Last year, the N-MCCA set-aside the sentence – consisting of only a bad-conduct discharge – in United States v. Altier, No. 201000361 (N-M Ct. Crim. App., May 26, 2011), because “improper oral and written instructions were given to the members, and the sentencing worksheet contained even further mistakes.” Slip op. at 8. A sentence rehearing was conducted, resulting in an approved sentence that did not include a bad-conduct discharge, but did include confinement for 30 days, reduction to pay grade E-5, restriction to base limits, hard labor without confinement for 45 days, and forfeiture of $1,500.00 pay per month for three months. The appellant then sought and was granted a Writ of Prohibition to prevent the imposition of the confinement pending the CCA’s review of the lawfulness of the sentence (see, Boudreaux v. U.S. Navy-Marine Corps Court of Military Review, 28 M.J. 181 (C.M.A. 1989) (Article 66 review is based on the original sentence)).

Last month, in an unpublished opinion, an NMCCA panel split 2-1 and affirmed that approved sentence as “not in excess of, or more severe than, the appellant’s original approved court-martial sentence,” despite the fact that it includes punishments that were not included in the original sentence. United States v. Altier, No. 201000361, slip op. at 3 (N-M Ct. Crim. App., April 30, 2012). Noting that CAAF “has held that there is no exact answer as to how many day of confinement ‘equal’ a bad conduct discharge,” the majority found that, under the circumstances of this case, it could affirm the sentence. Slip op. at 4-5.

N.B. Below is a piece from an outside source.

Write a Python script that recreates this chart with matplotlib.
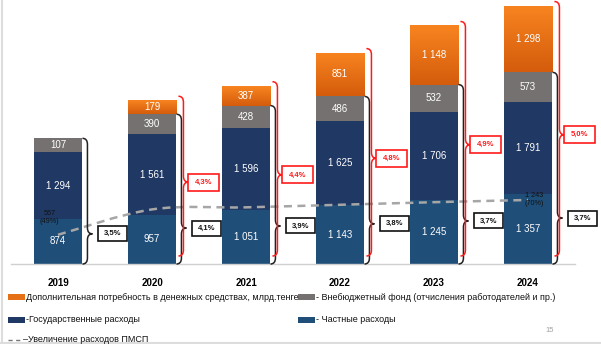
import numpy as np
import matplotlib
matplotlib.use('Agg')
import matplotlib.pyplot as plt
from matplotlib.patches import Rectangle, PathPatch
from matplotlib.path import Path
from matplotlib.lines import Line2D

plt.rcParams['font.family'] = ['Liberation Sans', 'DejaVu Sans']

# ---------------- data ----------------
years = ['2019', '2020', '2021', '2022', '2023', '2024']
private = [874, 957, 1051, 1143, 1245, 1357]
government = [1294, 1561, 1596, 1625, 1706, 1791]
offbudget = [107, 390, 428, 486, 532, 573]
additional = [0, 179, 387, 851, 1148, 1298]
black_pct = ['3,5%', '4,1%', '3,9%', '3,8%', '3,7%', '3,7%']
red_pct = [None, '4,3%', '4,4%', '4,8%', '4,9%', '5,0%']
pmsp = [567, 1060, 1100, 1150, 1200, 1243]
pmsp_first_label = '567\n(49%)'
pmsp_last_label = '1 243\n(70%)'

legend_labels = [
    'Дополнительная потребность в денежных средствах, млрд.тенге',
    '- Внебюджетный фонд (отчисления работодателей и пр.)',
    '-Государственные расходы',
    '- Частные расходы',
    '–Увеличение расходов ПМСП',
]

# ---------------- style ----------------
C_PRIV = '#1F4E79'
C_GOV = '#203864'
C_OFF = '#767171'
C_ADD_TOP = np.array([248, 132, 32]) / 255
C_ADD_BOT = np.array([212, 92, 12]) / 255
C_RED = '#FF1A1A'
C_LINE = '#A6A6A6'

W, H = 601, 344
fig = plt.figure(figsize=(W / 100, H / 100), dpi=100)
ax_left, ax_bottom, ax_w, ax_h = 11, 80, 564, 264
ax = fig.add_axes([ax_left / W, ax_bottom / H, ax_w / W, ax_h / H])
YMAX = 5126
ax.set_xlim(-0.5, 5.5)
ax.set_ylim(0, YMAX)
px_x = 6 / ax_w          # data units per pixel in x
px_y = YMAX / ax_h       # data units per pixel in y

bw = 0.52
MIN_SEG = 14 * px_y      # minimum drawn height so a label fits

def fmt(v):
    return f'{v:,}'.replace(',', ' ')

x = np.arange(len(years))
seg_tops_black = []
seg_tops_total = []
for i in range(len(years)):
    base = 0
    for vals, col in [(private, C_PRIV), (government, C_GOV), (offbudget, C_OFF), (additional, None)]:
        v = vals[i]
        if v <= 0:
            continue
        h = max(v, MIN_SEG)
        x0 = x[i] - bw / 2
        if col is None:
            rect = Rectangle((x0, base), bw, h, facecolor='none', edgecolor='none')
            ax.add_patch(rect)
            grad = np.linspace(0, 1, 64)[:, None, None]
            img = C_ADD_BOT[None, None, :] * (1 - grad) + C_ADD_TOP[None, None, :] * grad
            im = ax.imshow(img, extent=[x0, x0 + bw, base, base + h], origin='lower',
                           aspect='auto', interpolation='bilinear', zorder=2)
            im.set_clip_path(rect)
        else:
            ax.add_patch(Rectangle((x0, base), bw, h, facecolor=col, edgecolor='none', zorder=2))
        ax.text(x[i], base + h / 2, fmt(v), color='white', ha='center', va='center',
                fontsize=7, zorder=5)
        base += h
        if vals is offbudget:
            seg_tops_black.append(base)
    seg_tops_total.append(base)

ax.set_xlim(-0.5, 5.5)
ax.set_ylim(0, YMAX)


def brace(ax, xr, xv, xt, ytop, ybot, ytip, color, r):
    verts = [(xr, ytop), (xv, ytop), (xv, ytop - r),
             (xv, ytip + r), (xv, ytip), (xt, ytip),
             (xv, ytip), (xv, ytip - r),
             (xv, ybot + r), (xv, ybot), (xr, ybot)]
    codes = [Path.MOVETO, Path.CURVE3, Path.CURVE3,
             Path.LINETO, Path.CURVE3, Path.CURVE3,
             Path.CURVE3, Path.CURVE3,
             Path.LINETO, Path.CURVE3, Path.CURVE3]
    ax.add_patch(PathPatch(Path(verts, codes), facecolor='none', edgecolor=color,
                           lw=1.1, clip_on=False, zorder=4))


def box(ax, xl, yc, w, h, text, color, tcolor):
    ax.add_patch(Rectangle((xl, yc - h / 2), w, h, facecolor='white', edgecolor=color,
                           lw=1.2, clip_on=False, zorder=6))
    ax.text(xl + w / 2, yc, text, color=tcolor, ha='center', va='center', fontsize=5.5,
            fontweight='bold', zorder=7, clip_on=False)


r = 6 * px_y
for i in range(len(years)):
    R = x[i] + bw / 2
    # black brace
    yb = seg_tops_black[i]
    ytip = 0.24 * yb
    brace(ax, R, R + 5 * px_x, R + 10 * px_x, yb, 0, ytip, '#222222', r)
    box(ax, R + 16 * px_x, ytip, 29 * px_x, 15 * px_y, black_pct[i], '#111111', '#111111')
    # red brace
    if red_pct[i]:
        yt = seg_tops_total[i] + 4 * px_y
        ytip_r = 0.5 * seg_tops_total[i]
        brace(ax, R + 2 * px_x, R + 7 * px_x, R + 12 * px_x, yt, 8 * px_y, ytip_r, C_RED, r)
        box(ax, R + 12 * px_x, ytip_r, 31 * px_x, 17 * px_y, red_pct[i], C_RED, C_RED)

# smoothed dashed line through pmsp values (Catmull-Rom as Bezier)
P = np.column_stack([x, pmsp]).astype(float)
verts = [tuple(P[0])]
codes = [Path.MOVETO]
n = len(P)
for i in range(n - 1):
    p0 = P[i - 1] if i > 0 else P[i]
    p1, p2 = P[i], P[i + 1]
    p3 = P[i + 2] if i + 2 < n else P[i + 1]
    c1 = p1 + (p2 - p0) / 6
    c2 = p2 - (p3 - p1) / 6
    verts += [tuple(c1), tuple(c2), tuple(p2)]
    codes += [Path.CURVE4] * 3
ax.add_patch(PathPatch(Path(verts, codes), facecolor='none', edgecolor=C_LINE, lw=1.8,
                       linestyle=(0, (3.2, 2.2)), zorder=3))
ax.text(x[0] - 0.09, pmsp[0] + 10 * px_y, pmsp_first_label, fontsize=5.2, ha='center',
        va='bottom', color='#111111', zorder=6, linespacing=1.2)
ax.text(x[-1] + 0.07, pmsp[-1], pmsp_last_label, fontsize=5.2, ha='center',
        va='center', color='#111111', zorder=6, linespacing=1.2)

# axes styling
for s in ['top', 'right', 'left']:
    ax.spines[s].set_visible(False)
ax.spines['bottom'].set_color('#D0D0D0')
ax.spines['bottom'].set_linewidth(1.0)
ax.set_yticks([])
ax.set_xticks(x)
ax.set_xticklabels(years, fontsize=7, fontweight='bold')
ax.tick_params(axis='x', length=0, pad=10)

# legend (manual)
def fx(p):
    return p / W

def fy(p):
    return 1 - p / H

items = [
    (8, 297, tuple(C_ADD_TOP * 0.5 + C_ADD_BOT * 0.5), legend_labels[0]),
    (298, 297, C_OFF, legend_labels[1]),
    (8, 320, C_GOV, legend_labels[2]),
    (298, 320, C_PRIV, legend_labels[3]),
]
for px0, py0, col, lab in items:
    fig.patches.append(Rectangle((fx(px0), fy(py0 + 3)), 17 / W, 6 / H, facecolor=col,
                                 edgecolor='none', transform=fig.transFigure, figure=fig))
    fig.text(fx(px0 + 18), fy(py0), lab, fontsize=6.5, va='center', ha='left', color='#111111')
fig.lines.append(Line2D([fx(8), fx(22)], [fy(340), fy(340)], color='#777777', lw=1.0,
                        linestyle=(0, (3, 2.5)), transform=fig.transFigure))
fig.text(fx(23), fy(340), legend_labels[4], fontsize=6.5, va='center', ha='left', color='#111111')
fig.text(fx(550), fy(330), '15', fontsize=5.5, color='#A0A0A0', ha='center', va='center')

# frame lines
fig.lines.append(Line2D([fx(2), fx(2)], [0, 1], color='#DDDDDD', lw=1.5, transform=fig.transFigure))
fig.lines.append(Line2D([0, 1], [fy(343), fy(343)], color='#DDDDDD', lw=1.5, transform=fig.transFigure))

fig.savefig('out.png', dpi=100)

However, in a dissenting opinion Senior Judge Perlak found it “impossible to articulate any legal standard by which to reliably compare the social sanction of a punitive discharge against the very basic physical and social consequences accompanying a loss of liberty.” Slip op. at 6. Instead, he compared the sentences head-to-head, and found only the reduction to E-5 permissible, because the original sentence of a bad-conduct discharge implicated automatic reduction to E-1 under Article 58a.

This case isn’t over, and I suspect we’ll see further action either from the NMCCA (en banc) or from CAAF.

In its recent unpublished opinion in U.S. v. Altier (available here), the N-MCCA set aside the sentence and authorized a sentence re-hearing because the court was not convinced that the members were aware of the maximum punishment for the offenses of which the accused was convicted. Edit: Altier was convicted at Special Court-Martial of sexual harassment and fraternization in violation of Art. 92, UCMJ.

The maximum punishment was the Special Court-Martial maximum, but the oral and written instructions from the military judge omitted mention of a punitive discharge, and the sentencing worksheet included punishments that were not authorized (such as confinement in excess of 1 year and a dishonorable discharge). Both counsel discussed a BCD in their sentencing argument (the trial counsel asked for it and the defense counsel acknowledged that it was available). The members sentenced the accused to a BCD.

The opinions doesn’t say, but I suspect that the court’s concern is that, in the absence of explicit clarification by the military judge, the members may have thought their sentence choice was somehow lenient when compared to the unauthorized options on the charge  sheet sentencing worksheet. What I find interesting in this case is that while the worksheet was wrong in a way that prejudiced the appellant, the military judge’s instructions were wrong in a way the benefited him, and the arguments of counsel were appropriate, the N-MCCA still set aside the sentence.